AIM OF THE TASK:
Transcribe each line of the material as it is, and drop any picture.

SOURCE MATERIAL:
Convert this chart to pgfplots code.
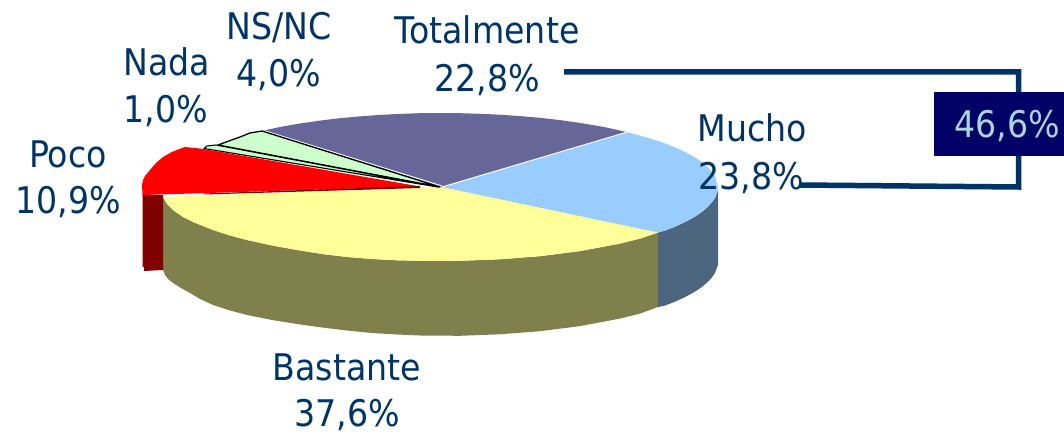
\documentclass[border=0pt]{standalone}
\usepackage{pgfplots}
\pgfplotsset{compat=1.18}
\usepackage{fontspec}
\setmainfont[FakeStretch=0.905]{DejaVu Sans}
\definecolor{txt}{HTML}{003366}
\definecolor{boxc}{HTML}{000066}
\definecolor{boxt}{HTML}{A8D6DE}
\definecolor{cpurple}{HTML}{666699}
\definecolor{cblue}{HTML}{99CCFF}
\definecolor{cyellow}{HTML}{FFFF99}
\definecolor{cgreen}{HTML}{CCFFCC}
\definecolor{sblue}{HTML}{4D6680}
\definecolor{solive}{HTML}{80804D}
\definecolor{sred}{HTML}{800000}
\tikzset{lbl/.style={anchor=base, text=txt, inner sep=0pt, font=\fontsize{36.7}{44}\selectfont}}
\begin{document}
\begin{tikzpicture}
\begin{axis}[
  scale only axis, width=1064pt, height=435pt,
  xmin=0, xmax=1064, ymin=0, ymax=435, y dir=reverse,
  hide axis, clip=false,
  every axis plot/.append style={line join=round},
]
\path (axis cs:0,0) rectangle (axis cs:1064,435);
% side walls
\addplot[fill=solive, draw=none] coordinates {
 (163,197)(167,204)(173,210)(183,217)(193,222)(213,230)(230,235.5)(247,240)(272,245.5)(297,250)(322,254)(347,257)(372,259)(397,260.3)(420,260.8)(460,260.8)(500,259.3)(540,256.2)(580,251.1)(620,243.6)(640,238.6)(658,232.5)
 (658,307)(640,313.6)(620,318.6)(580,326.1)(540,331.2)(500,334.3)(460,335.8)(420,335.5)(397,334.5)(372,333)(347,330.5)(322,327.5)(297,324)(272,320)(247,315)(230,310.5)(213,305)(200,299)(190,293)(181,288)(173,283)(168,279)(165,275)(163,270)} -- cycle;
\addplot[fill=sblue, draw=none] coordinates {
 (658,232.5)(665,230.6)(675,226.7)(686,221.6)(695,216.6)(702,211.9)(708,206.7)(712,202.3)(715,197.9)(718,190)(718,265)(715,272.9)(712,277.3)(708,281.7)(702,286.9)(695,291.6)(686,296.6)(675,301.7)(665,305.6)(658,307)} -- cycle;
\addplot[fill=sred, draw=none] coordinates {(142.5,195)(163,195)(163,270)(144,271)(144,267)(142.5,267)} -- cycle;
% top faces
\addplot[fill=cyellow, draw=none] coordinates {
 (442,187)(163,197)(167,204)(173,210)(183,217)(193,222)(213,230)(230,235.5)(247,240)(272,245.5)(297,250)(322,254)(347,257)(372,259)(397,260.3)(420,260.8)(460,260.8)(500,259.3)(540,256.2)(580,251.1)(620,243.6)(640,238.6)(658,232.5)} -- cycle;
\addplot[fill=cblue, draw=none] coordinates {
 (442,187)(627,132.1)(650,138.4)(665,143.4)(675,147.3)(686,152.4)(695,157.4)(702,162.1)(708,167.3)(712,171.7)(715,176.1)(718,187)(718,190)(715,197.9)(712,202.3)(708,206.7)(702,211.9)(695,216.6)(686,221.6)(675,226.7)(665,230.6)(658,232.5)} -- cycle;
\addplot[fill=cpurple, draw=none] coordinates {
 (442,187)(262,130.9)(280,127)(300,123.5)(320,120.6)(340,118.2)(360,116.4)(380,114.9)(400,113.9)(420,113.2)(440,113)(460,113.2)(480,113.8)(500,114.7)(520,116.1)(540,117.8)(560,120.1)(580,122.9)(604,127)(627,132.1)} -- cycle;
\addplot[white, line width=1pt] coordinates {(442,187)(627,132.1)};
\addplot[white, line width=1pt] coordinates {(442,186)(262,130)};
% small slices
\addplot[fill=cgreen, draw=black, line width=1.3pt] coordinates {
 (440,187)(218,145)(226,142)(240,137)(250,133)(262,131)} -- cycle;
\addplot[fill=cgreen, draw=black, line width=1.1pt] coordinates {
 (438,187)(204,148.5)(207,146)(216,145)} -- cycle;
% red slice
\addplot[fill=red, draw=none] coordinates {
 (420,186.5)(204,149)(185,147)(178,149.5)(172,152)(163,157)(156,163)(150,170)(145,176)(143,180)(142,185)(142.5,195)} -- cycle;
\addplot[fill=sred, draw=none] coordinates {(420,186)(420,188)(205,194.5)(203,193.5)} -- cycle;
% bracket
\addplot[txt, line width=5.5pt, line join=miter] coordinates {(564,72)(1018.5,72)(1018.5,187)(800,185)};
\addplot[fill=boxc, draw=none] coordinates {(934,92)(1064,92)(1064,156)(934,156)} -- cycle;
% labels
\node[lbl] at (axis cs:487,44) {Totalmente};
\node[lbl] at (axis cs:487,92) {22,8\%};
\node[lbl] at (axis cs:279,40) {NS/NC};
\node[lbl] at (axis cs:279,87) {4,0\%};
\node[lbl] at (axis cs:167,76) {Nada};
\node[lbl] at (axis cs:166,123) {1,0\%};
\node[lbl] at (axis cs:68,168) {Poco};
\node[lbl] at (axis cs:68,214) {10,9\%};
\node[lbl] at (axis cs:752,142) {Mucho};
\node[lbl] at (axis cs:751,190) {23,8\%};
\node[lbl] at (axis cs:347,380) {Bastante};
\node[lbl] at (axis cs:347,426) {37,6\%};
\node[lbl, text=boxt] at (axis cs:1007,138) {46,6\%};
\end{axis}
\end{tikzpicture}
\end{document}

WRITTEN ANSWER:
Convert this chart to pgfplots code.
\documentclass[border=0pt]{standalone}
\usepackage{pgfplots}
\pgfplotsset{compat=1.18}
\usepackage{fontspec}
\setmainfont[FakeStretch=0.905]{DejaVu Sans}
\definecolor{txt}{HTML}{003366}
\definecolor{boxc}{HTML}{000066}
\definecolor{boxt}{HTML}{A8D6DE}
\definecolor{cpurple}{HTML}{666699}
\definecolor{cblue}{HTML}{99CCFF}
\definecolor{cyellow}{HTML}{FFFF99}
\definecolor{cgreen}{HTML}{CCFFCC}
\definecolor{sblue}{HTML}{4D6680}
\definecolor{solive}{HTML}{80804D}
\definecolor{sred}{HTML}{800000}
\tikzset{lbl/.style={anchor=base, text=txt, inner sep=0pt, font=\fontsize{36.7}{44}\selectfont}}
\begin{document}
\begin{tikzpicture}
\begin{axis}[
  scale only axis, width=1064pt, height=435pt,
  xmin=0, xmax=1064, ymin=0, ymax=435, y dir=reverse,
  hide axis, clip=false,
  every axis plot/.append style={line join=round},
]
\path (axis cs:0,0) rectangle (axis cs:1064,435);
% side walls
\addplot[fill=solive, draw=none] coordinates {
 (163,197)(167,204)(173,210)(183,217)(193,222)(213,230)(230,235.5)(247,240)(272,245.5)(297,250)(322,254)(347,257)(372,259)(397,260.3)(420,260.8)(460,260.8)(500,259.3)(540,256.2)(580,251.1)(620,243.6)(640,238.6)(658,232.5)
 (658,307)(640,313.6)(620,318.6)(580,326.1)(540,331.2)(500,334.3)(460,335.8)(420,335.5)(397,334.5)(372,333)(347,330.5)(322,327.5)(297,324)(272,320)(247,315)(230,310.5)(213,305)(200,299)(190,293)(181,288)(173,283)(168,279)(165,275)(163,270)} -- cycle;
\addplot[fill=sblue, draw=none] coordinates {
 (658,232.5)(665,230.6)(675,226.7)(686,221.6)(695,216.6)(702,211.9)(708,206.7)(712,202.3)(715,197.9)(718,190)(718,265)(715,272.9)(712,277.3)(708,281.7)(702,286.9)(695,291.6)(686,296.6)(675,301.7)(665,305.6)(658,307)} -- cycle;
\addplot[fill=sred, draw=none] coordinates {(142.5,195)(163,195)(163,270)(144,271)(144,267)(142.5,267)} -- cycle;
% top faces
\addplot[fill=cyellow, draw=none] coordinates {
 (442,187)(163,197)(167,204)(173,210)(183,217)(193,222)(213,230)(230,235.5)(247,240)(272,245.5)(297,250)(322,254)(347,257)(372,259)(397,260.3)(420,260.8)(460,260.8)(500,259.3)(540,256.2)(580,251.1)(620,243.6)(640,238.6)(658,232.5)} -- cycle;
\addplot[fill=cblue, draw=none] coordinates {
 (442,187)(627,132.1)(650,138.4)(665,143.4)(675,147.3)(686,152.4)(695,157.4)(702,162.1)(708,167.3)(712,171.7)(715,176.1)(718,187)(718,190)(715,197.9)(712,202.3)(708,206.7)(702,211.9)(695,216.6)(686,221.6)(675,226.7)(665,230.6)(658,232.5)} -- cycle;
\addplot[fill=cpurple, draw=none] coordinates {
 (442,187)(262,130.9)(280,127)(300,123.5)(320,120.6)(340,118.2)(360,116.4)(380,114.9)(400,113.9)(420,113.2)(440,113)(460,113.2)(480,113.8)(500,114.7)(520,116.1)(540,117.8)(560,120.1)(580,122.9)(604,127)(627,132.1)} -- cycle;
\addplot[white, line width=1pt] coordinates {(442,187)(627,132.1)};
\addplot[white, line width=1pt] coordinates {(442,186)(262,130)};
% small slices
\addplot[fill=cgreen, draw=black, line width=1.3pt] coordinates {
 (440,187)(218,145)(226,142)(240,137)(250,133)(262,131)} -- cycle;
\addplot[fill=cgreen, draw=black, line width=1.1pt] coordinates {
 (438,187)(204,148.5)(207,146)(216,145)} -- cycle;
% red slice
\addplot[fill=red, draw=none] coordinates {
 (420,186.5)(204,149)(185,147)(178,149.5)(172,152)(163,157)(156,163)(150,170)(145,176)(143,180)(142,185)(142.5,195)} -- cycle;
\addplot[fill=sred, draw=none] coordinates {(420,186)(420,188)(205,194.5)(203,193.5)} -- cycle;
% bracket
\addplot[txt, line width=5.5pt, line join=miter] coordinates {(564,72)(1018.5,72)(1018.5,187)(800,185)};
\addplot[fill=boxc, draw=none] coordinates {(934,92)(1064,92)(1064,156)(934,156)} -- cycle;
% labels
\node[lbl] at (axis cs:487,44) {Totalmente};
\node[lbl] at (axis cs:487,92) {22,8\%};
\node[lbl] at (axis cs:279,40) {NS/NC};
\node[lbl] at (axis cs:279,87) {4,0\%};
\node[lbl] at (axis cs:167,76) {Nada};
\node[lbl] at (axis cs:166,123) {1,0\%};
\node[lbl] at (axis cs:68,168) {Poco};
\node[lbl] at (axis cs:68,214) {10,9\%};
\node[lbl] at (axis cs:752,142) {Mucho};
\node[lbl] at (axis cs:751,190) {23,8\%};
\node[lbl] at (axis cs:347,380) {Bastante};
\node[lbl] at (axis cs:347,426) {37,6\%};
\node[lbl, text=boxt] at (axis cs:1007,138) {46,6\%};
\end{axis}
\end{tikzpicture}
\end{document}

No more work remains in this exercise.